Salah satunya poin perubahan menyangkut perluasan kewenangan jaksa yang bertentangan dengan Kitab Undang-Undang Hukum Acara Pidana atau KUHAP.
Perluasan kewenangan ini mencakup turut sertanya jaksa pada fungsi pengembangan penyidikan dan penyelidikan; penyadapan; dan melaksanakan mediasi penal. Perluasan kewenangan tersebut juga banyak tercecer pada berbagai pasal, misalnya pada penanganan isu HAM berat.
Apalagi pasal 18 menyebutkan bahwa Jaksa Agung dapat mengendalikan pelaksanaan tugas dan wewenang kejaksaan dan tugas-tugas lain yang diberikan oleh negara.
Sementara itu, peneliti LIPI Hermawan Sulistyo berbagai keistimewaan lainnya di RUU tersebut, tidak berimbang dengan situasi dan kondisi kinerja kejaksaan.
“Jika dalam tugasnya jaksa minta dilindungi, lalu bagaimana dengan polisi dan KPK yang justru dalam menjalankan tugasnya bersentuhan langsung dengan para pelaku kejahatan. Polisi bahkan lebih mengerikan risiko tugasnya,” ujar pria yang disapa Kiki tersebut.

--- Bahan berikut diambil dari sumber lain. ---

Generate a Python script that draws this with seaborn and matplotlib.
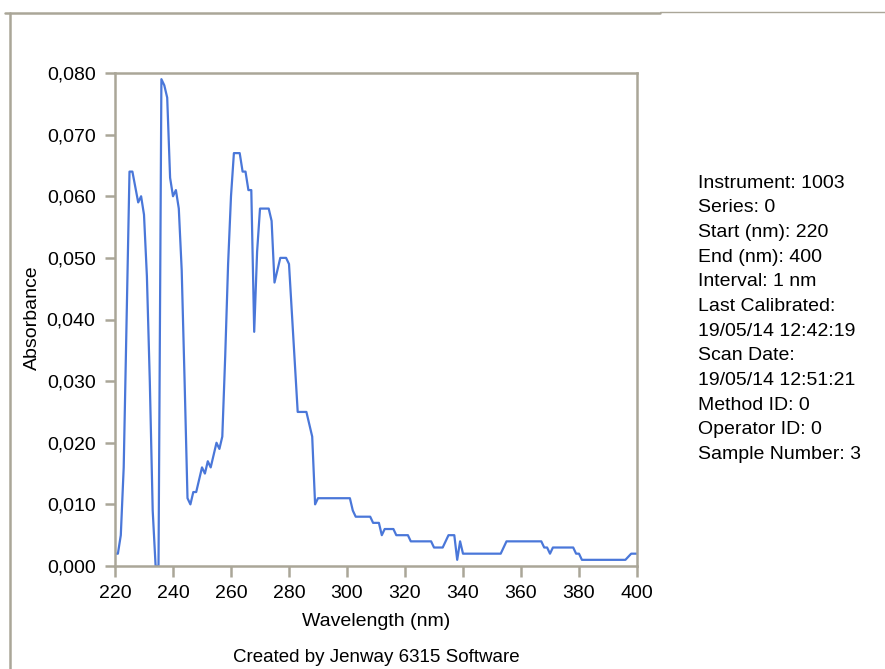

Menurut Kiki, berbagai tunggakan perkara yang menumpuk dan permasalahan Korps Adhyaksa, seharusnya melahirkan introspeksi dan lebih mengedepankan reformasi internal.
“Pembenahan internal untuk perbaikan Korps Adhyaksa agar lebih baik lagi saat ini lebih penting, ketimbang memburu berbagai keistimewaan dan kewenangan besar,” kata Kiki.
Kiki menyampaikan, catatan kritisnya terkait permintaan kewenangan untuk melakukan penyidikan lanjutan yang diusulkan dalam RUU Kejaksaan.
Hal tersebut dianggap menunjukkan indikasi adanya deal politik di DPR.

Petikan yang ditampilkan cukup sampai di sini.